"A first early Christian building, reported by Grégoire de Tours, was probably built at the end of the 5th century on the site of the tomb of Martin the Spaniard. It was burned down in the 6th century and rebuilt on the initiative of Ferréol, bishop of Limoges, then completed and enlarged during the Carolingian period.
From the end of the 11th century, the building was managed by a college of canons who adopted the rule of Saint Augustine. Probably from this time and throughout the 12th century are built the first buildings of the priory, in the north, and the collegiate church which includes the masonry of the buildings of the early Middle Ages.
A new nave was rebuilt in the 1st half of the 13th century on the foundations of the Romanesque nave, destroyed for an unknown reason.
Around 1500, a chapel was added to the north side of the nave and another to the north arm of the transept. Part of the priory including the prior's dwelling was rebuilt between 1479 and 1517. The elevation of the church choir and its interior fittings were financed by the Dubois family between 1726 and 1730.

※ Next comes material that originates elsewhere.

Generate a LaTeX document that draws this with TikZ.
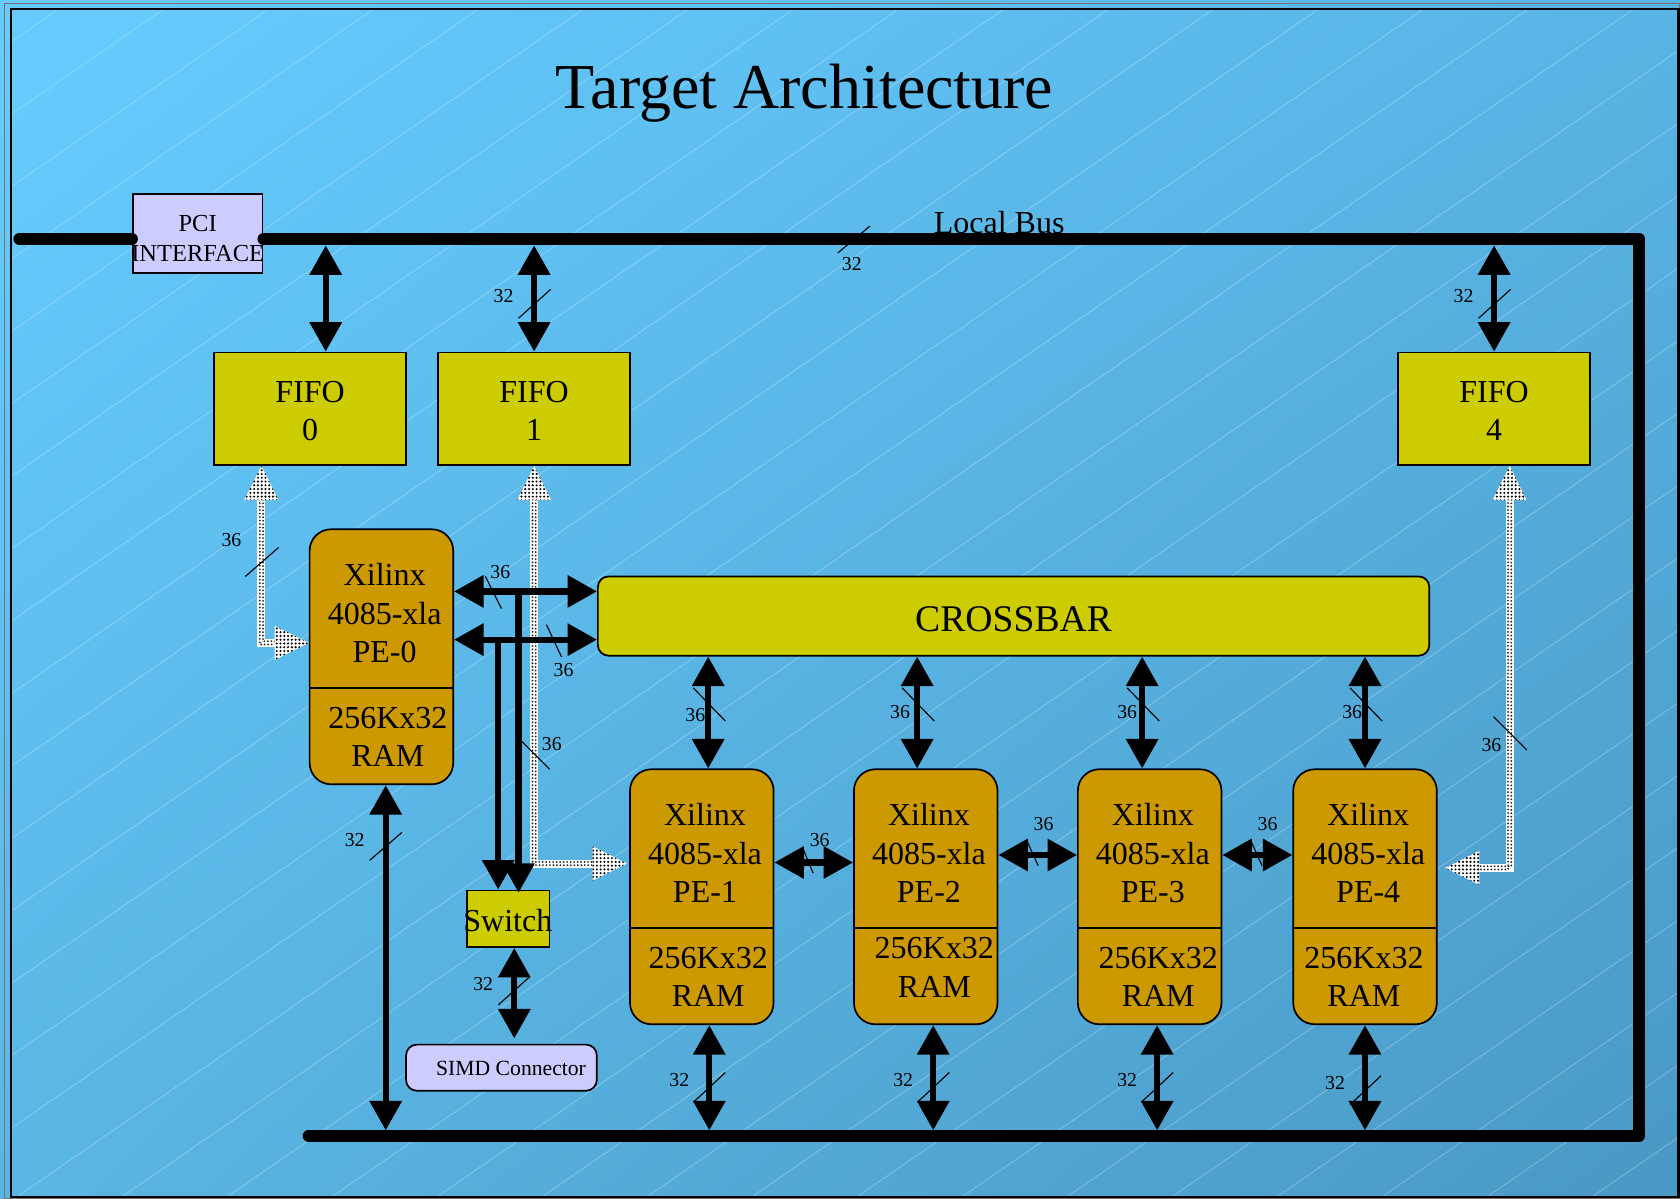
\documentclass[tikz,border=0pt]{standalone}
\usepackage{fontspec}
\setmainfont{Liberation Serif}
\usetikzlibrary{arrows.meta,calc,patterns,shadings}

\definecolor{fifoyellow}{RGB}{204,204,0}
\definecolor{pegold}{RGB}{204,153,0}
\definecolor{lilac}{RGB}{204,204,255}
\definecolor{skytl}{RGB}{102,204,255}
\definecolor{skytr}{RGB}{88,180,228}
\definecolor{skybl}{RGB}{90,182,228}
\definecolor{skybr}{RGB}{74,152,196}

\pgfdeclarepatternformonly{speckle}{\pgfpoint{-0.1pt}{-0.1pt}}{\pgfpoint{2.1pt}{2.1pt}}{\pgfpoint{2pt}{2pt}}%
  {\pgfpathcircle{\pgfpoint{1pt}{1pt}}{0.62pt}\pgfusepath{fill}}

\tikzset{
  >={Triangle[width=5.8mm,length=5.5mm]},
  bigtext/.style={font=\fontsize{17}{20.5}\selectfont, align=center, inner sep=0pt},
  smalltext/.style={font=\fontsize{13}{16}\selectfont, align=center, inner sep=0pt},
  simdtext/.style={font=\fontsize{11.5}{14}\selectfont, inner sep=0pt},
  titletext/.style={font=\fontsize{34}{40}\selectfont, inner sep=0pt},
  widthlabel/.style={font=\fontsize{10.5}{12}\selectfont, inner sep=0pt},
  fifo/.style={draw, line width=0.9pt, fill=fifoyellow, minimum width=35.8mm, minimum height=21mm, inner sep=0pt},
  swbox/.style={draw, line width=0.9pt, fill=fifoyellow, minimum width=15.4mm, minimum height=10.6mm, inner sep=0pt},
  crossbar/.style={draw, line width=0.9pt, fill=fifoyellow, rounded corners=2mm, minimum width=155.2mm, minimum height=14.8mm, inner sep=0pt},
  pebox/.style={draw, line width=0.9pt, fill=pegold, rounded corners=4mm, minimum width=26.8mm, minimum height=47.6mm, inner sep=0pt},
  lilacbox/.style={draw, line width=0.9pt, fill=lilac, inner sep=0pt},
  bus/.style={line width=2.2mm, line cap=round, line join=round},
  buslink/.style={<->, line width=1.15mm},
  feed/.style={->, line width=1.15mm},
  widthtick/.style={line width=0.6pt},
  sheen/.style={white, opacity=0.3, line width=0.4pt},
  dotflow/.style={line width=1.5mm, white,
    postaction={draw=black!85, line width=0.38mm, line cap=round, dash pattern=on 0pt off 0.65mm, transform canvas={shift={(0.3mm,0.3mm)}}},
    postaction={draw=black!85, line width=0.38mm, line cap=round, dash pattern=on 0pt off 0.65mm, transform canvas={shift={(-0.3mm,-0.3mm)}}}},
  dothead/.pic={\path[preaction={fill=white}, pattern=speckle] (0,0) -- (-16,32) -- (16,32) -- cycle;}
}

\begin{document}
\begin{tikzpicture}[x=0.2mm, y=-0.2mm]
\useasboundingbox (0,0) rectangle (1568,1119);

% background and frame
\shade[upper left=skytl, upper right=skytr, lower left=skybl, lower right=skybr] (0,0) rectangle (1568,1119);
\begin{scope}
\clip (10,8) rectangle (1567,1118);
\foreach \s in {-1653,-1555,...,1560}
  \draw[sheen] (\s,1119) -- ++(1622,-1119);
\end{scope}
\draw[black!55, line width=0.6pt] (4.5,3) rectangle (1567.5,1118.5);
\draw[line width=1.2pt] (10.3,8.4) rectangle (1566.5,1117.5);

% texts
\node[titletext, anchor=base] (title) at (751,101) {Target Architecture};
\node[bigtext, anchor=base] (localbus) at (932.5,218) {Local Bus};

% blocks
\node[lilacbox, minimum width=24.2mm, minimum height=14.8mm] (pci) at (184.5,218) {};
\node[smalltext] (pcitext) at (184.5,223) {PCI\\INTERFACE};

\node[fifo] (fifo0) at (289.5,381.5) {};
\node[fifo] (fifo1) at (498.5,381.5) {};
\node[fifo] (fifo4) at (1394.5,381.5) {};
\foreach \f in {0,1,4}
  \node[bigtext] (fifo\f text) at ($(fifo\f)+(0,2)$) {FIFO\\\f};

\node[crossbar] (xbar) at (946,575) {};
\node[font=\fontsize{20}{24}\selectfont, inner sep=0pt] (xbartext) at (946,578) {CROSSBAR};

\foreach \n/\cx/\cy/\dx/\dy in {0/356/613/6/194.5, 1/655/837/6/194.5, 2/864/837/8/185.5, 3/1073/837/8/194.5, 4/1274/837/-1/194.5}{
  \node[pebox] (pe\n) at (\cx,\cy) {};
  \draw[line width=0.9pt] ($(pe\n.north west)+(0,149)$) -- ($(pe\n.north east)+(0,149)$);
  \node[bigtext] (xil\n) at ($(pe\n.north)+(3,79)$) {Xilinx\\4085-xla\\PE-\n};
  \node[bigtext] (ram\n) at ($(pe\n.north)+(\dx,\dy)$) {256Kx32\\RAM};
}

\node[swbox] (sw) at (474.5,857.5) {};
\node[bigtext] (swtext) at (474,859) {Switch};
\node[lilacbox, rounded corners=2mm, minimum width=35.6mm, minimum height=8.6mm] (simd) at (468,996.5) {};
\node[simdtext] (simdtext) at (477,997) {SIMD Connector};

% local bus
\coordinate (busL) at (18,223);
\coordinate (busTR) at (1530,223);
\coordinate (busBR) at (1530,1060);
\coordinate (busBL) at (288,1060);
\draw[bus] (busL) -- (pci.west |- busL);
\draw[bus] (pci.east |- busL) -- (busTR) -- (busBR) -- (busBL);

% dotted fifo paths
\draw[dotflow] ($(fifo0.south)+(-45.5,30)$) |- ($(pe0.west)+(-30,-13)$);
\pic at ($(fifo0.south)+(-45.5,0)$) {dothead};
\pic[rotate=-90] at ($(pe0.west)+(0,-13)$) {dothead};

\draw[dotflow] ($(fifo1.south)+(0,30)$) |- ($(pe1.west)+(-32,-31)$);
\pic at (fifo1.south) {dothead};
\pic[rotate=-90] at ($(pe1.west)+(-2,-31)$) {dothead};

\draw[dotflow] ($(fifo4.south)+(14.5,30)$) |- ($(pe4.east)+(37,-27)$);
\pic at ($(fifo4.south)+(14.5,0)$) {dothead};
\pic[rotate=90] at ($(pe4.east)+(7,-27)$) {dothead};

% bus to fifos
\coordinate (tap0) at (304,229);
\coordinate (tap1) at (498.5,229);
\coordinate (tap4) at (1394.5,229);
\draw[buslink] (tap0) -- (tap0 |- fifo0.north);
\draw[buslink] (tap1) -- (tap1 |- fifo1.north);
\draw[buslink] (tap4) -- (tap4 |- fifo4.north);

% pe0 to crossbar and switch
\coordinate (row1) at (0,552);
\coordinate (row2) at (0,597);
\draw[buslink] (pe0.east |- row1) -- (xbar.west |- row1);
\draw[buslink] (pe0.east |- row2) -- (xbar.west |- row2);
\coordinate (drop1) at (484,552);
\coordinate (drop2) at (465,597);
\draw[feed] (drop2) -- (drop2 |- sw.north);
\draw[feed] (drop1) -- ($(drop1 |- sw.north)+(0,3)$);

% crossbar to pes
\foreach \n/\kx in {1/661, 2/856, 3/1066, 4/1274}{
  \coordinate (col\n) at (\kx,0);
  \draw[buslink] (xbar.south -| col\n) -- (pe\n.north -| col\n);
}

% pe to pe
\coordinate (row3) at (0,805);
\coordinate (row4) at (0,798);
\draw[buslink] (pe1.east |- row3) -- (pe2.west |- row3);
\draw[buslink] (pe2.east |- row4) -- (pe3.west |- row4);
\draw[buslink] (pe3.east |- row4) -- (pe4.west |- row4);

% pes to lower bus
\foreach \n/\mx in {0/360, 1/662, 2/871, 3/1080, 4/1274}{
  \coordinate (tapb\n) at (\mx,1055);
  \draw[buslink] (pe\n.south -| tapb\n) -- (tapb\n);
}

% switch to simd
\coordinate (simdcol) at (480,0);
\draw[buslink] (sw.south -| simdcol) -- ($(simd.north -| simdcol)+(0,-5)$);

% bus widths
\foreach \xa/\ya/\xb/\yb/\lx/\ly/\w [count=\i] in {
  782/236/812/211/795/246/32, 484/297/514/270/470/276/32, 1380/297/1410/270/1366/276/32,
  229/538/260/511/216/504/36, 453/538/468/568/467/534/36, 510/583/524/613/526/625/36,
  486/691/513/718/515/694/36, 647/642/677/673/649/667/36, 842/642/872/673/840/665/36,
  1052/642/1082/673/1052/665/36, 1260/642/1290/673/1262/665/36, 1394/669/1425/700/1392/695/36,
  749/791/759/815/765/784/36, 959/786/969/808/974/769/36, 1168/786/1178/808/1183/769/36,
  648/1028/677/1001/634/1008/32, 857/1028/886/1001/843/1008/32, 1066/1028/1095/1001/1052/1008/32,
  1260/1031/1289/1004/1246/1011/32, 345/803/375/777/331/784/32, 465/938/494/912/451/918/32}{
  \draw[widthtick] (\xa,\ya) -- (\xb,\yb);
  \node[widthlabel] (width\i) at (\lx,\ly) {\w};
}

\end{tikzpicture}
\end{document}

The cloister was destroyed in 1764. The rest of the convent buildings, acquired by the city during the Revolution, were destroyed in 1835. Between 1860 and 1874, various restoration projects proposed by the architects Chabrol, Chevalt and Rogemond were unsuccessful.
Between 1876 and 1906 important and urgent restoration work was carried out by the communal architect Louis Bonnay under the direction of Anatole de Baudot: repair of the attic with stabilization of the piles of the nave which threatened to overturn, reconstruction of the western porch, of the bell tower and the axial chapel of the chevet, construction of a sacristy.

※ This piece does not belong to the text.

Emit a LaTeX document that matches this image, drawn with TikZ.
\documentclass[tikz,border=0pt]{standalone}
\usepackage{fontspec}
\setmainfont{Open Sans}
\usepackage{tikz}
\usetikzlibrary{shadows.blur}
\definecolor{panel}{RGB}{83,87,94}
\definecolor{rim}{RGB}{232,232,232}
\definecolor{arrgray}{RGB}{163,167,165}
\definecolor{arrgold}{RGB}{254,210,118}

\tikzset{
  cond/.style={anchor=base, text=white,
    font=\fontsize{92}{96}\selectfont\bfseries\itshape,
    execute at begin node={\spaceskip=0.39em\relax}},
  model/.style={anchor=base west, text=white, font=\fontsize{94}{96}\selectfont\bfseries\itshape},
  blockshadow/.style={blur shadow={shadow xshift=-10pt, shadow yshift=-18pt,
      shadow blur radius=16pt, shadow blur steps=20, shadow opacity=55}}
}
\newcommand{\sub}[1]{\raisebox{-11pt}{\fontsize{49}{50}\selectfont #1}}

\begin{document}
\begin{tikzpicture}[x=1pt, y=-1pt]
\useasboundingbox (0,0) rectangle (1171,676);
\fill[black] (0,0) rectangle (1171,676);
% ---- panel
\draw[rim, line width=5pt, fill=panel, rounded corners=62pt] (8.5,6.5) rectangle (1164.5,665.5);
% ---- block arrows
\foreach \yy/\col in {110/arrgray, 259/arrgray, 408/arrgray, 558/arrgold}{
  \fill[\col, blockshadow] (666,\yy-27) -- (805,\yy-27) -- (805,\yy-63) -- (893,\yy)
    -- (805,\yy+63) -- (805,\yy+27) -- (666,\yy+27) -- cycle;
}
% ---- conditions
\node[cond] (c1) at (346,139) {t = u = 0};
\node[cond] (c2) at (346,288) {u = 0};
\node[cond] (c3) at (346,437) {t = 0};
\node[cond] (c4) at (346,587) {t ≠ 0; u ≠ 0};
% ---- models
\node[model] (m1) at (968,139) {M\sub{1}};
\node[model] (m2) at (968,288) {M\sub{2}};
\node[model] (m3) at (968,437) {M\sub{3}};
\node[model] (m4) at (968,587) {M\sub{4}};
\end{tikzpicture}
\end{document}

Creation of 12 windows by Oudinot in 1880. Additional sculpted neo-Romanesque decoration (capitals and corbels) made in 1906 by Max Braemer, Parisian sculptor. The clearing of the building by demolishing the adjacent houses, undertaken under A. de Baudot, continued until 1940.
In 1953 the vaulting of the nave which had been consolidated in 1878 by a system of transverse brick arches was again stabilized by a concrete structure. The works are supervised by Georges Duval, architect of the Historic Monuments. General restoration of exterior masonry in 1997."